## Start EXCERPTED DATA
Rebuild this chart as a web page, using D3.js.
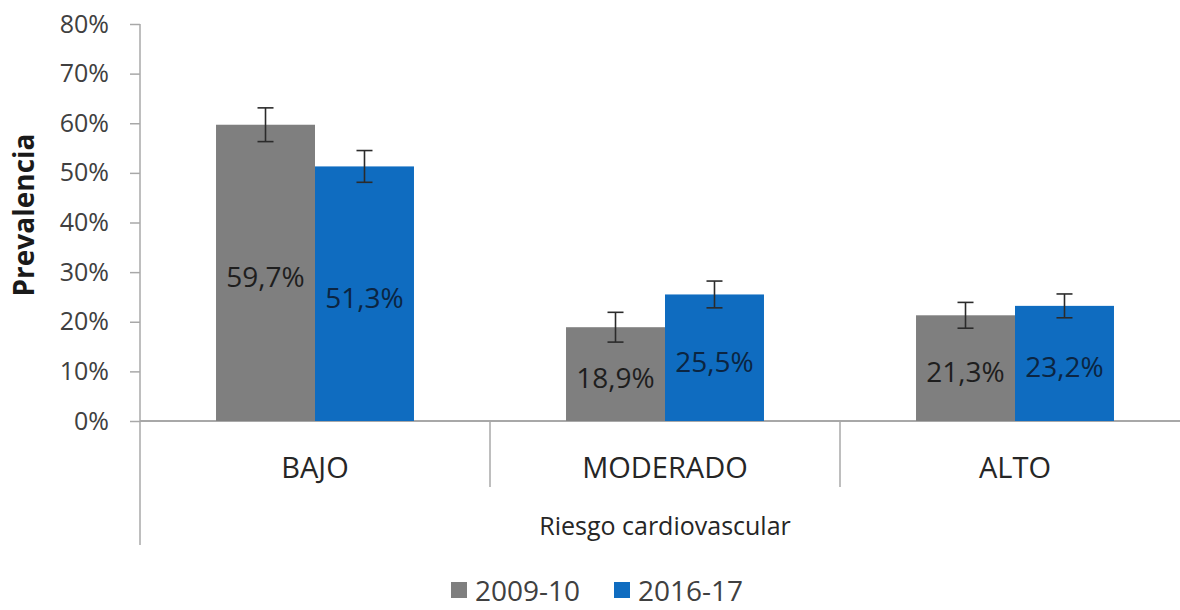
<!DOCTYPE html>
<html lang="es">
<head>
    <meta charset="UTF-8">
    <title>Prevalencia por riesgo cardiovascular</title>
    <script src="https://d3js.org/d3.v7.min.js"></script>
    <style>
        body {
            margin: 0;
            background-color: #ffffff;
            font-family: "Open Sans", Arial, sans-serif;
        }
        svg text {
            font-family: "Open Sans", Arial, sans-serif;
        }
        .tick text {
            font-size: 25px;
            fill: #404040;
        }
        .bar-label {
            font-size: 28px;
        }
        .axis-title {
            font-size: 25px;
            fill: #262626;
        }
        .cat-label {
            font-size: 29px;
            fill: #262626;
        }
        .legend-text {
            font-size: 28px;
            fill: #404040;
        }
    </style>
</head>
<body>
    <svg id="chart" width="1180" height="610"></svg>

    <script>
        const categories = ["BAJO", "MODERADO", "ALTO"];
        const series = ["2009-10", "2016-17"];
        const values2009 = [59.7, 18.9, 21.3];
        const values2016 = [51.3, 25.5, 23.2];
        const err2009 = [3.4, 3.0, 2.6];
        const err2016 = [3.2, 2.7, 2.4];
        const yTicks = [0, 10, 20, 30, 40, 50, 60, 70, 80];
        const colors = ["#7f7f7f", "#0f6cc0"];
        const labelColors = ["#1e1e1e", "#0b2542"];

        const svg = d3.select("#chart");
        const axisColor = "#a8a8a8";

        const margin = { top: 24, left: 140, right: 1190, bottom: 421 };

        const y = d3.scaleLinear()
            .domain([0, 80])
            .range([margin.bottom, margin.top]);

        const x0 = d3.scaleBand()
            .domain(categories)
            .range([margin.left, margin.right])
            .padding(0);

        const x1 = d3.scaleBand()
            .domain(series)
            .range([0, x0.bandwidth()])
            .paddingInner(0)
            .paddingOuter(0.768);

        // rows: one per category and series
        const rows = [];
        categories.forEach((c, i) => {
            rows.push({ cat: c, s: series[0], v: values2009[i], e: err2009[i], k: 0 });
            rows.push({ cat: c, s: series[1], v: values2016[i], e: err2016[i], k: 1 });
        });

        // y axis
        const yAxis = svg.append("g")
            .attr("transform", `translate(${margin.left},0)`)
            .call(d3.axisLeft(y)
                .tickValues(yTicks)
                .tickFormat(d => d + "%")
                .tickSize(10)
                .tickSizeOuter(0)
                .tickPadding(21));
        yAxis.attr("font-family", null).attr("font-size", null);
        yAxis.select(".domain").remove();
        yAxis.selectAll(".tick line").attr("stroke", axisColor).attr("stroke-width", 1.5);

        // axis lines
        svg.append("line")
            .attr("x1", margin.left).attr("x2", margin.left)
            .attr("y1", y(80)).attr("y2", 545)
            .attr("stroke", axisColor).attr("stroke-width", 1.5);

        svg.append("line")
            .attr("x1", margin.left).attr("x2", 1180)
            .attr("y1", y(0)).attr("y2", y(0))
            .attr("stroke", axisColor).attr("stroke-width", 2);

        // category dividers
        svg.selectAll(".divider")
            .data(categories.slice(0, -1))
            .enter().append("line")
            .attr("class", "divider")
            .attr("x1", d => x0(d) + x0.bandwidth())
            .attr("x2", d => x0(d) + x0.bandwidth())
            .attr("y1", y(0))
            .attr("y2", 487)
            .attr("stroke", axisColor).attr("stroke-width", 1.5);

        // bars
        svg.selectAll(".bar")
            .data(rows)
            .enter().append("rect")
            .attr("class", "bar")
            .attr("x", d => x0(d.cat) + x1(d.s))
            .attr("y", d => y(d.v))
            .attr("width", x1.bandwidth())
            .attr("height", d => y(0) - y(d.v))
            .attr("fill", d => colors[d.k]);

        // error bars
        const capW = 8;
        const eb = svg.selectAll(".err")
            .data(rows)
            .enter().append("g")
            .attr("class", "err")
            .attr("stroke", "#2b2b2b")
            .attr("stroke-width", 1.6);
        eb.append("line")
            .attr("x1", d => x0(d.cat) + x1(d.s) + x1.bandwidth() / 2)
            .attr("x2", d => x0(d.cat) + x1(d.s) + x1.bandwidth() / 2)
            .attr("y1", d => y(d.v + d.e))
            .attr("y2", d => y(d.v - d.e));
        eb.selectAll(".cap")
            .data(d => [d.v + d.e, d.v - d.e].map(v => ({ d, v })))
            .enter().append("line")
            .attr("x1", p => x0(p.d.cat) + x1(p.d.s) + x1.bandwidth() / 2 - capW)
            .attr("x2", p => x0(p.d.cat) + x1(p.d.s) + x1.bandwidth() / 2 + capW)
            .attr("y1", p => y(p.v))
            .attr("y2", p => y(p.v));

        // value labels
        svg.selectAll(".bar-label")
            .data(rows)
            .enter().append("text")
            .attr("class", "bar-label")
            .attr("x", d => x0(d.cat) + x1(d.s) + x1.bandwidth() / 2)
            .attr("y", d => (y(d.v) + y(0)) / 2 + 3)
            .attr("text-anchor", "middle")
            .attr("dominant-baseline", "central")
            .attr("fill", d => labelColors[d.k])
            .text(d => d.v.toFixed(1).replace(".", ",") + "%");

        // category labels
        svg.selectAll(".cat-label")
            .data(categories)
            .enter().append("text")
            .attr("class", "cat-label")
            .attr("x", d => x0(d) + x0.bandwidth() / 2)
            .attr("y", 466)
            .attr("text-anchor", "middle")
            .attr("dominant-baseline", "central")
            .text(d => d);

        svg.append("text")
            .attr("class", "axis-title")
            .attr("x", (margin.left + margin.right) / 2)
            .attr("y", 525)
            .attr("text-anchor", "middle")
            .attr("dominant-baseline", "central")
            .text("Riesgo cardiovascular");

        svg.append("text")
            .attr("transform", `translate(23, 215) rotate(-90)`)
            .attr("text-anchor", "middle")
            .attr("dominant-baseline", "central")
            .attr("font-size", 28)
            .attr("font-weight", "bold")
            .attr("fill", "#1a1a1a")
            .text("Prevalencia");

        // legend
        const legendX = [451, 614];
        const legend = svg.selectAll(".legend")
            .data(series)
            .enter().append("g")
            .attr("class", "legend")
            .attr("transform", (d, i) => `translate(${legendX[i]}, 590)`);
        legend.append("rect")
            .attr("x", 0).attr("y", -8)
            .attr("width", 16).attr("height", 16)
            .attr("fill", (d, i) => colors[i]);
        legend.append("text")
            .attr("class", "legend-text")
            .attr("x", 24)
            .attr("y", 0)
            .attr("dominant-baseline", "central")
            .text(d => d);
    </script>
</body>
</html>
## End EXCERPTED DATA
## Start EXCERPTED DATA
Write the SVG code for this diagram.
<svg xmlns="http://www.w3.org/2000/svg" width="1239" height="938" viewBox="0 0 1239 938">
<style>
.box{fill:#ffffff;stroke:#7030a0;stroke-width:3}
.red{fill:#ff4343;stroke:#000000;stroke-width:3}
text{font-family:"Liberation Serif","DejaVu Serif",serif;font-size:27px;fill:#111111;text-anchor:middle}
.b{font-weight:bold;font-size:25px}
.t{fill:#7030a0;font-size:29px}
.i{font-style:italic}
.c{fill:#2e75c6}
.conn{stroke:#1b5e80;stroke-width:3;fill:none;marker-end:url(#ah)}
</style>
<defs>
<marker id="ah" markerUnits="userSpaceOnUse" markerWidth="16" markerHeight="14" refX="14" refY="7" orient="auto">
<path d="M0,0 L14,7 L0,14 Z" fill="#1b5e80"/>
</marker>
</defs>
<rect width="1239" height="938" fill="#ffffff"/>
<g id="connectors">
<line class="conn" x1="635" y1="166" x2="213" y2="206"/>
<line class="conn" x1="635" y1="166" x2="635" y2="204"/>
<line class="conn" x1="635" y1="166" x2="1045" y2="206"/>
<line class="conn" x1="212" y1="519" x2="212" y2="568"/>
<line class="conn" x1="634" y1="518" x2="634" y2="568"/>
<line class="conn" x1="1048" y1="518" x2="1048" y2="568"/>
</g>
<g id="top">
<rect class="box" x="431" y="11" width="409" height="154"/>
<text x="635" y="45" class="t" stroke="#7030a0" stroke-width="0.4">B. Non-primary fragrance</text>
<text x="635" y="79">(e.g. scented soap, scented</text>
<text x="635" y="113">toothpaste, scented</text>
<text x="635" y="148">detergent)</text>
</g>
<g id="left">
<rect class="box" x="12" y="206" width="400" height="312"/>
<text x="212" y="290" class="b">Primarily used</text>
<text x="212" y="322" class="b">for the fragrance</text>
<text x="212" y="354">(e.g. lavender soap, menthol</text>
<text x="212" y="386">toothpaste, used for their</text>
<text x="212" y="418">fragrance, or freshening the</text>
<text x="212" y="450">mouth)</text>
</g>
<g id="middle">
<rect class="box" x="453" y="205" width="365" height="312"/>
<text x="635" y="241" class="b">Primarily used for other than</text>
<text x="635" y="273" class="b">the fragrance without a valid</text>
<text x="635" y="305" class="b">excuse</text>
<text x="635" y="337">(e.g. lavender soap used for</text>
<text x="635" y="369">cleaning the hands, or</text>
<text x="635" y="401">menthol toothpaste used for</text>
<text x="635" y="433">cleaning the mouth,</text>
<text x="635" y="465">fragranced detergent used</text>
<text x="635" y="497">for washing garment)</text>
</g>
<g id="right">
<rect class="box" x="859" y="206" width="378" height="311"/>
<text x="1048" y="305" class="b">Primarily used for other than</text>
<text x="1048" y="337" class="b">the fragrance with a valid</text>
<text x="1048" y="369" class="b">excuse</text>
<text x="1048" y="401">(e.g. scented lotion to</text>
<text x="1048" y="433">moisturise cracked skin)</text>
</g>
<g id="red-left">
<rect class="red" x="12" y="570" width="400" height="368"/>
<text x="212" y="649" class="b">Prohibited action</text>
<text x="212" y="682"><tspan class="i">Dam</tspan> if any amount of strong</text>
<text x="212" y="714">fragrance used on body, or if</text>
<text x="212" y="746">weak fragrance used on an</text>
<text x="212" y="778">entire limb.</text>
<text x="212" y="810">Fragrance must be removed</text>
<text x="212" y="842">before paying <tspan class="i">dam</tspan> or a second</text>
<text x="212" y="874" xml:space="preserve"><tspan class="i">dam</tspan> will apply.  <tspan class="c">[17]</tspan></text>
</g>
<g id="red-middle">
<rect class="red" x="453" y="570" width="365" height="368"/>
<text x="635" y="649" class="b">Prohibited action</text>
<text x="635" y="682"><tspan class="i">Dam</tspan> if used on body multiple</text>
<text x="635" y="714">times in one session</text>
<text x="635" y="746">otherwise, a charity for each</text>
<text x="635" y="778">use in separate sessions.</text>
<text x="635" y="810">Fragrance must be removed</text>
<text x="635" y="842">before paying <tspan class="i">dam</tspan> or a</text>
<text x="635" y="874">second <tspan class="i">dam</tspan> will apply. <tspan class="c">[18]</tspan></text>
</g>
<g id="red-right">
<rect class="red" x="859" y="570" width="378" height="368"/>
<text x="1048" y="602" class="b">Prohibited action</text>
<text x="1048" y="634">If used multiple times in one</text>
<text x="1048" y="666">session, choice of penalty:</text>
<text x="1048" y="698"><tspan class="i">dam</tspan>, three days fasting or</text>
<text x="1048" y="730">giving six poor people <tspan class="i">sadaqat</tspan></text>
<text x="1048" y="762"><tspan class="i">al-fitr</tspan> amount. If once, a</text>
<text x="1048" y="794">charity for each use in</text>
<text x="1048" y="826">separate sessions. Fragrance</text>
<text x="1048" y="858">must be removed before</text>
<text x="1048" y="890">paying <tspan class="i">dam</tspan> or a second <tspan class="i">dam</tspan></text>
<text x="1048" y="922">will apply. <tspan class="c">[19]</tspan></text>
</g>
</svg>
## End EXCERPTED DATA
## Start EXCERPTED DATA
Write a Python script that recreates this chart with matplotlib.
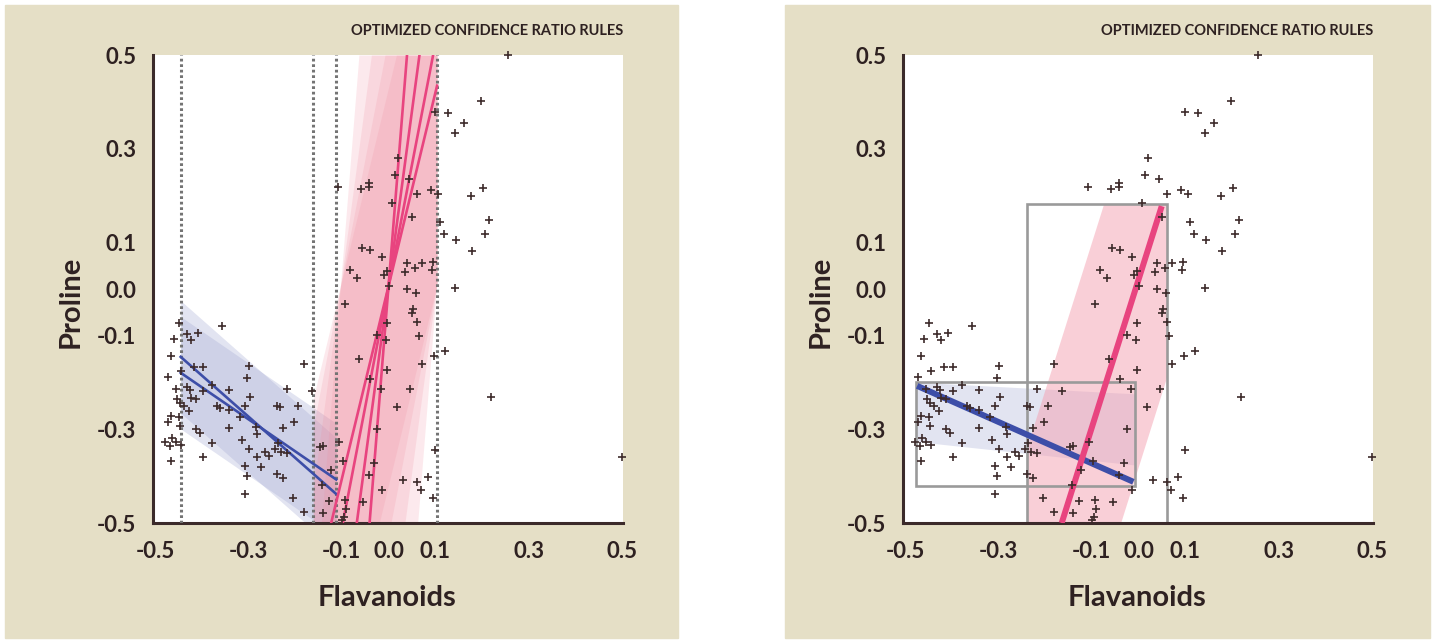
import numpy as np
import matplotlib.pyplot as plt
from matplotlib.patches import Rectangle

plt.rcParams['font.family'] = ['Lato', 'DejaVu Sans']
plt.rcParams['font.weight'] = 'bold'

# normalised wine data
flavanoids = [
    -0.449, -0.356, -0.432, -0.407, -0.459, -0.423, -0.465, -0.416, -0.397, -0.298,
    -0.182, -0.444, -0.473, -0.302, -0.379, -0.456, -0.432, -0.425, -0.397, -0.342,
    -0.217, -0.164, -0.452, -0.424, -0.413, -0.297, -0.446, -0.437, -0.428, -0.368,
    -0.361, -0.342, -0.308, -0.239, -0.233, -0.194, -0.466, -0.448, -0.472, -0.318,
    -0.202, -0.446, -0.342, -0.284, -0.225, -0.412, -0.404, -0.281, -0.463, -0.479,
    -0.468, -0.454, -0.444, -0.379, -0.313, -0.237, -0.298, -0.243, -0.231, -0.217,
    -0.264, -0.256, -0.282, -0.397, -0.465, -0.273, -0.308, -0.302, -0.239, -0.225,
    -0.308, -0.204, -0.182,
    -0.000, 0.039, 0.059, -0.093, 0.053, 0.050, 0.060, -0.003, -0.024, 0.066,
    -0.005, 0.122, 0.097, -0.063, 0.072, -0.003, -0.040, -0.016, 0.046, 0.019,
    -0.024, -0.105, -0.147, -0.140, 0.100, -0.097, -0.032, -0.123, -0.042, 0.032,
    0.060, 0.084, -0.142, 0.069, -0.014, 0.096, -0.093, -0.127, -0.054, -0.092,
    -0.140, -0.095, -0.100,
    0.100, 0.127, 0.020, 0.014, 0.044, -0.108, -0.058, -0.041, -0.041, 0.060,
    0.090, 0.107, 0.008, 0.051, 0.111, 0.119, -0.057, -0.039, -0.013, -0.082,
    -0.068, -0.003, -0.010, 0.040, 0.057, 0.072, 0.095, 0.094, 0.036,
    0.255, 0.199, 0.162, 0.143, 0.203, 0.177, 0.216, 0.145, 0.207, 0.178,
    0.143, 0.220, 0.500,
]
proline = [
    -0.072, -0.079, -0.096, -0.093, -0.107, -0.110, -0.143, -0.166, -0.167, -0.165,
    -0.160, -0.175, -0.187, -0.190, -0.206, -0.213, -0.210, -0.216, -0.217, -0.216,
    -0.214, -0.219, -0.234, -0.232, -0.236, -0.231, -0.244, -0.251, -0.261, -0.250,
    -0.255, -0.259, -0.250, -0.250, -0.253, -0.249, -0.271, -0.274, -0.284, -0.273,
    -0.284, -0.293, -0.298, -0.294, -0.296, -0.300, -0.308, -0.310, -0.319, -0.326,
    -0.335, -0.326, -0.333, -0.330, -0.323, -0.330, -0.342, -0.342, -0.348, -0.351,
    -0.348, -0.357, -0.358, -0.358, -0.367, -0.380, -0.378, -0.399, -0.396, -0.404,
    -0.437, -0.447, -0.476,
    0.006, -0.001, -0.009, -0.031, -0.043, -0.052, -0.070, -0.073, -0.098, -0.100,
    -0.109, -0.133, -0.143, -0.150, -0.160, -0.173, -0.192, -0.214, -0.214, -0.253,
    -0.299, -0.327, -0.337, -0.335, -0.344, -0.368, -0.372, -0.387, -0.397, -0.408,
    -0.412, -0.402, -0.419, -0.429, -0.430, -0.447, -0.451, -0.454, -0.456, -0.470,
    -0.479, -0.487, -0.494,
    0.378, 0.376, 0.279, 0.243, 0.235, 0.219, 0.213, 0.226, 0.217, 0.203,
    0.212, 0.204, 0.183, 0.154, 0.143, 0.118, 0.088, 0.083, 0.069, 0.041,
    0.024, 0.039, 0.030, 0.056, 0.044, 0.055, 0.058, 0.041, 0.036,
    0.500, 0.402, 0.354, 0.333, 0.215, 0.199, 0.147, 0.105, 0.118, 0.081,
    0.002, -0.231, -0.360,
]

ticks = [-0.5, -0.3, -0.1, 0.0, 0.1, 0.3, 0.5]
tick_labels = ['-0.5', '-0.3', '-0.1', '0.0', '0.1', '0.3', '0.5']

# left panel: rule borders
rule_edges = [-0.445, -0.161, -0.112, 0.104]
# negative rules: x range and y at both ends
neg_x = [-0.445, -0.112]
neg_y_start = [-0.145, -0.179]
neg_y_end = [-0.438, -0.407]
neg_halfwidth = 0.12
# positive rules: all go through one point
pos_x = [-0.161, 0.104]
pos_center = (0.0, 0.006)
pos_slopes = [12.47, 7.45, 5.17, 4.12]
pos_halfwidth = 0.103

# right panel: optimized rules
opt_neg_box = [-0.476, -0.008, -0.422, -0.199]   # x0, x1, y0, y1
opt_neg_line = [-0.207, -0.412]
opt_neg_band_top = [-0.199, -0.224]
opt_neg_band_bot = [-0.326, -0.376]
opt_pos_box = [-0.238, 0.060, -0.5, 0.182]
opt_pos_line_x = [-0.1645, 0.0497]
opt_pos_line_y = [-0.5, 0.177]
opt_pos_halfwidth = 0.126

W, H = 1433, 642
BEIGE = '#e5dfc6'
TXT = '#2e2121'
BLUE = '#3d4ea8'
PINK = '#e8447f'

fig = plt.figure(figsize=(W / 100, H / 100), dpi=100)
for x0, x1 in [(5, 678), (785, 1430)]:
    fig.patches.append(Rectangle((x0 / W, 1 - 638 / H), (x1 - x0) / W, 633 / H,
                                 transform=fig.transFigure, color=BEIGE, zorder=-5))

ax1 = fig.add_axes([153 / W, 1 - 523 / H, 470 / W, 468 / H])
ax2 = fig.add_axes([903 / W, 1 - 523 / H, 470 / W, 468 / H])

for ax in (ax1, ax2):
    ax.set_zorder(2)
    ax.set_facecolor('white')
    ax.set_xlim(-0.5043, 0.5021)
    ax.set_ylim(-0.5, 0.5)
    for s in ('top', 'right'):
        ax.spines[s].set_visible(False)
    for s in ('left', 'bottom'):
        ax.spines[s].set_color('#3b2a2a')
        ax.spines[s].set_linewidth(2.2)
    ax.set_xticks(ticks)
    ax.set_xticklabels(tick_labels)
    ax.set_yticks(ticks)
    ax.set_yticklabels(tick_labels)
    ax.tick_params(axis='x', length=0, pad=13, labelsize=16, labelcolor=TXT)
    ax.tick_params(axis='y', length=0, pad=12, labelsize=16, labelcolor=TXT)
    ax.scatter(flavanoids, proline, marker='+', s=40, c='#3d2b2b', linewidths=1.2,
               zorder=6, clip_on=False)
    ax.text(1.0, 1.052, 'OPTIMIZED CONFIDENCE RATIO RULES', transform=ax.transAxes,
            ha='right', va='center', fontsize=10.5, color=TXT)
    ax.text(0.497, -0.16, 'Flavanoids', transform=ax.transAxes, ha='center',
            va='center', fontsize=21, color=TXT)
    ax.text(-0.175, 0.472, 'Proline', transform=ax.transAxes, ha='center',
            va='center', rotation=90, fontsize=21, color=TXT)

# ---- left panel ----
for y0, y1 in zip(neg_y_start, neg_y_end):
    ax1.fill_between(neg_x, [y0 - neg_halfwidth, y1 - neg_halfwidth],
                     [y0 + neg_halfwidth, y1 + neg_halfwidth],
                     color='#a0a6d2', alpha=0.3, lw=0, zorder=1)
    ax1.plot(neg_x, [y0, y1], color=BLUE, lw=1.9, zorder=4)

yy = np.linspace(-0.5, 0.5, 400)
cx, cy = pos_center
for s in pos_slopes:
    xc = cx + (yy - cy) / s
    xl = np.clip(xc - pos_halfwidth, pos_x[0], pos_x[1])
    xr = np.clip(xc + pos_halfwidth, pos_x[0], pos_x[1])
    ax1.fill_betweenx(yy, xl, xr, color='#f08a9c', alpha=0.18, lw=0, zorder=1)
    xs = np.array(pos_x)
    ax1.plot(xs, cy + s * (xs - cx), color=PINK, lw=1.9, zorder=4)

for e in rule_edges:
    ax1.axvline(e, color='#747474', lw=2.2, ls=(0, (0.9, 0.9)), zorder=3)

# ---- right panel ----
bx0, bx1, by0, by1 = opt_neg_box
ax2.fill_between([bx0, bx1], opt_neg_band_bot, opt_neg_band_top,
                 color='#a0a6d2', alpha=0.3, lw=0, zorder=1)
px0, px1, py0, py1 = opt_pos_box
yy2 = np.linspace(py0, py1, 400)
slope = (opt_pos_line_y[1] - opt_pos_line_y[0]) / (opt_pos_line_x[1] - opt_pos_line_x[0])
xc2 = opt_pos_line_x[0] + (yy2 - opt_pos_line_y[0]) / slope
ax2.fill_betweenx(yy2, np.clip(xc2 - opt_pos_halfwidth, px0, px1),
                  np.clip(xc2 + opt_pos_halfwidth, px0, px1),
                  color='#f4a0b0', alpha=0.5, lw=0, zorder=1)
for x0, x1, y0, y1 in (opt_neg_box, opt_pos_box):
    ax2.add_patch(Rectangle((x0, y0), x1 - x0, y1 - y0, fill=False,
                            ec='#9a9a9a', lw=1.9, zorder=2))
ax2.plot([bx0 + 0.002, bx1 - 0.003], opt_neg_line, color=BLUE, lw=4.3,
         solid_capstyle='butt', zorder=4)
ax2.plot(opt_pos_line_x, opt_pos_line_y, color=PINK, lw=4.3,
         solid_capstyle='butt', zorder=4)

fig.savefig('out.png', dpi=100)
## End EXCERPTED DATA
TASK REQUIREMENTS =>
Give back the exact lines above, running from the one that has "Write a Python" through the one that has "plt.rcParams['font.weight'] = 'bold'", with nothing added and no pictures.

RESULT FOR THIS TASK =>
Write a Python script that recreates this chart with matplotlib.
import numpy as np
import matplotlib.pyplot as plt
from matplotlib.patches import Rectangle

plt.rcParams['font.family'] = ['Lato', 'DejaVu Sans']
plt.rcParams['font.weight'] = 'bold'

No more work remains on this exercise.